Anonymous wrote:I would send a June/July girl on time. Not an August/September girl.
Anonymous wrote:I wish people would stop this nonsense of holding kids who are old enough for school unless there is a significant academic reason to do it. My kid graduated from HS with kids who were 16 months older than he was. These kids really should have been in the grade ahead. It wasn't a problem in HS but it was an issue in elementary school.
Anonymous wrote:
This very thoughtful. Thank you.
Family history might give a hint on whether the girl will develop on the earlier side or not.
Anonymous wrote:Depends on the kid.
Girls need to fit in. It is their biggest social need in K-12 and it becomes more and more critical as they age. It is also better for girls, socially, to be on the late end of the spectrum for physical development than the early end. Whatever benefit your girl gains from being taller/bigger than other girls in school will go away if/when she is the first to go through puberty because you don't want to be the first to go through puberty. You also don't want to be the very last, but it's better to be the last than the first. Ideally you want to be in the middle.
So I would only hold back if she was very physically immature and holding back might get her more in the middle of the pack. If she was physically more developed, I definitely wouldn't hold back. And even if she was physically immature, I probably still wouldn't hold her back if she was also academically advanced, because if you take a kid who is already ahead of peers academically and then old them back a year, you create an academic outlier whose advanced skills will always be blamed on the redshirting and that's an awkward position to be in. I'd just let her be the small but smart kid because that's its own kind of middle ground.
This is also the thinking I'd use for boys, but I know a lot of people like the idea of redshirting a boy specifically to make him an outlier on the taller/bigger/academically advanced front. But I think girls get punished more for being outliers so I'd be very, very cautious about doing that for a girl. Most girls just want to be in the middle of the pack.
I agree that it's an individual decision, but you can't tell at age 4 when a girl will go through puberty.
Anonymous wrote:Depends on the kid.
Girls need to fit in. It is their biggest social need in K-12 and it becomes more and more critical as they age. It is also better for girls, socially, to be on the late end of the spectrum for physical development than the early end. Whatever benefit your girl gains from being taller/bigger than other girls in school will go away if/when she is the first to go through puberty because you don't want to be the first to go through puberty. You also don't want to be the very last, but it's better to be the last than the first. Ideally you want to be in the middle.

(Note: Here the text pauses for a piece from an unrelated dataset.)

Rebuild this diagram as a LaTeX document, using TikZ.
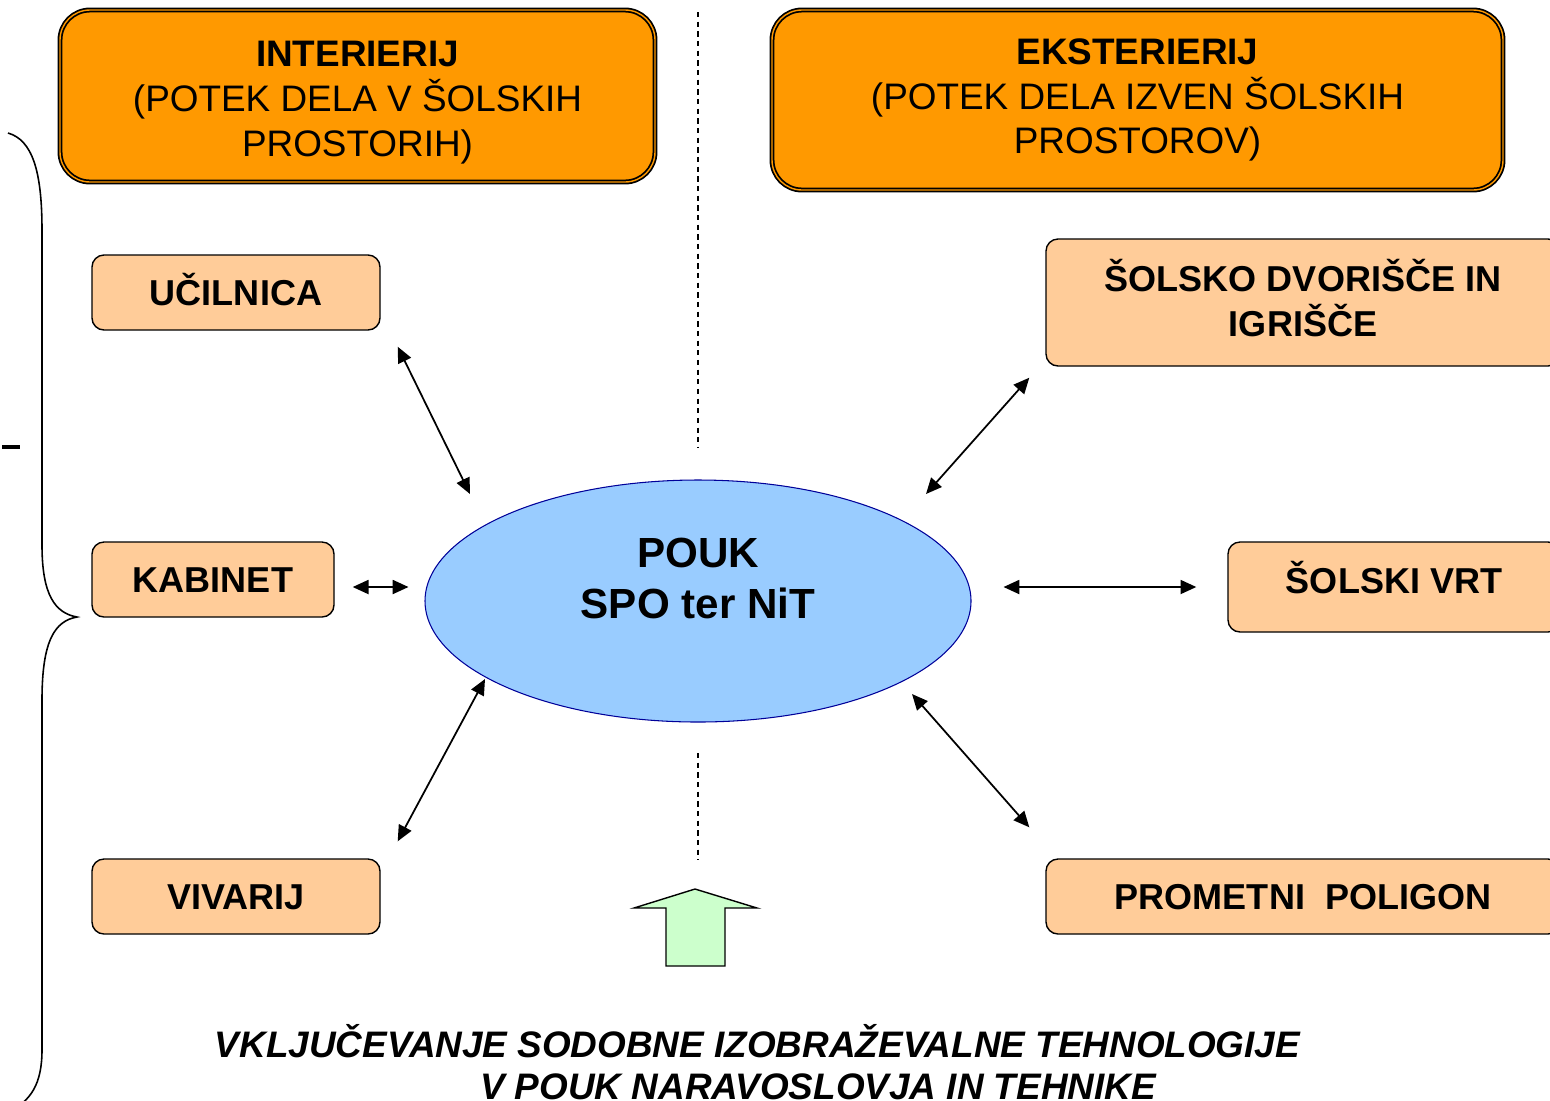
\documentclass[tikz,border=0pt]{standalone}
\usepackage{fontspec}
\setmainfont{Liberation Sans}
\usetikzlibrary{arrows.meta,shapes.geometric}
\definecolor{color_head}{RGB}{255,153,0}
\definecolor{color_place}{RGB}{255,204,153}
\definecolor{color_pouk}{RGB}{153,204,255}
\definecolor{color_pouk_line}{RGB}{0,0,153}
\definecolor{color_up}{RGB}{204,255,204}
\newcommand{\px}{0.02cm}

\begin{document}
\begin{tikzpicture}[
    x=\px,y=-\px,
    headbox/.style={draw,line width=1pt,double=color_head,double distance=0.8pt,
        fill=color_head,rounded corners=0.6cm,inner sep=0pt,align=center,
        font=\fontsize{21}{25.5}\selectfont},
    placebox/.style={draw,line width=0.8pt,fill=color_place,rounded corners=0.24cm,
        inner sep=0pt,align=center,font=\fontsize{20.5}{25.5}\selectfont\bfseries},
    oneline/.style={text height=15pt,text depth=0pt},
    linkarrow/.style={{Triangle[length=9pt,width=8pt]}-{Triangle[length=9pt,width=8pt]},line width=1pt}
]
    % page is 1550 x 1100 px, y grows downwards
    \useasboundingbox (0,0) rectangle (1550,1100);

    % headings
    \node[headbox,minimum width=595*\px,minimum height=172*\px] (interier) at (357.5,96)
        {\rule{0pt}{21.8pt}\textbf{INTERIERIJ}\\(POTEK DELA V ŠOLSKIH\\PROSTORIH)};
    \node[headbox,minimum width=731*\px,minimum height=180*\px] (eksterier) at (1137.5,100)
        {\textbf{EKSTERIERIJ}\\(POTEK DELA IZVEN ŠOLSKIH\\PROSTOROV)};

    % dividing line
    \draw[line width=0.6pt,dash pattern=on 3pt off 2.5pt] (698,12) -- (698,447);
    \draw[line width=0.6pt,dash pattern=on 3pt off 2.5pt] (698,753) -- (698,860);

    % places
    \node[placebox,oneline,minimum width=288*\px,minimum height=75*\px] (ucilnica) at (236,292.5) {UČILNICA};
    \node[placebox,oneline,minimum width=242*\px,minimum height=75*\px] (kabinet) at (213,579.5) {KABINET};
    \node[placebox,oneline,minimum width=288*\px,minimum height=75*\px] (vivarij) at (236,896.5) {VIVARIJ};
    \node[placebox,minimum width=514*\px,minimum height=127*\px] (dvorisce) at (1303,302.5)
        {ŠOLSKO DVORIŠČE IN\\IGRIŠČE\rule[-5.7pt]{0pt}{5.7pt}};
    \node[placebox,oneline,text depth=8pt,minimum width=332*\px,minimum height=90*\px] (vrt) at (1394,587) {ŠOLSKI VRT};
    \node[placebox,oneline,minimum width=514*\px,minimum height=75*\px] (poligon) at (1303,896.5)
        {PROMETNI~~POLIGON};

    % centre
    \node[ellipse,draw=color_pouk_line,fill=color_pouk,line width=0.6pt,inner sep=0pt,
        minimum width=546*\px,minimum height=242*\px] (pouk) at (698,601) {};
    \node[align=center,font=\fontsize{24}{29}\selectfont\bfseries] (poukText)
        at ([yshift=23*\px]pouk.center) {POUK\\SPO ter NiT};

    % links
    \draw[linkarrow] ([shift={(17,16)}]ucilnica.south east) -- ([shift={(-228,-107)}]pouk.center);
    \draw[linkarrow] ([shift={(18,7.5)}]kabinet.east) -- ([shift={(-16,-14)}]pouk.west);
    \draw[linkarrow] ([shift={(17,-17)}]vivarij.north east) -- ([shift={(-213,78)}]pouk.center);
    \draw[linkarrow] ([shift={(-16,11)}]dvorisce.south west) -- ([shift={(228,-107)}]pouk.center);
    \draw[linkarrow] ([shift={(-31,0)}]vrt.west) -- ([shift={(32,-14)}]pouk.east);
    \draw[linkarrow] ([shift={(-16,-31)}]poligon.north west) -- ([shift={(214,93)}]pouk.center);

    % technology arrow
    \draw[line width=0.8pt,fill=color_up] (634,908) -- (695,889) -- (757,908) -- (725,908)
        -- (725,966) -- (666,966) -- (666,908) -- cycle;
    \node[anchor=base,font=\fontsize{21}{25}\selectfont\bfseries\itshape] (tehnologija)
        at (757.5,1057) {VKLJUČEVANJE SODOBNE IZOBRAŽEVALNE TEHNOLOGIJE};
    \node[anchor=base,font=\fontsize{21}{25}\selectfont\bfseries\itshape] (naravoslovje)
        at (818,1099) {V POUK NARAVOSLOVJA IN TEHNIKE};

    % brace on the left
    \draw[line width=0.9pt] (8,133) .. controls (32,140) and (42,170) .. (42,230)
        -- (42,545) .. controls (42,595) and (55,613) .. (77,617)
        .. controls (55,621) and (42,640) .. (42,700) -- (42,1050)
        .. controls (42,1085) and (30,1100) .. (12,1110);
    \draw[line width=2pt] (2,447) -- (20,447);

\end{tikzpicture}
\end{document}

So I would only hold back if she was very physically immature and holding back might get her more in the middle of the pack. If she was physically more developed, I definitely wouldn't hold back. And even if she was physically immature, I probably still wouldn't hold her back if she was also academically advanced, because if you take a kid who is already ahead of peers academically and then old them back a year, you create an academic outlier whose advanced skills will always be blamed on the redshirting and that's an awkward position to be in. I'd just let her be the small but smart kid because that's its own kind of middle ground.
This is also the thinking I'd use for boys, but I know a lot of people like the idea of redshirting a boy specifically to make him an outlier on the taller/bigger/academically advanced front. But I think girls get punished more for being outliers so I'd be very, very cautious about doing that for a girl. Most girls just want to be in the middle of the pack.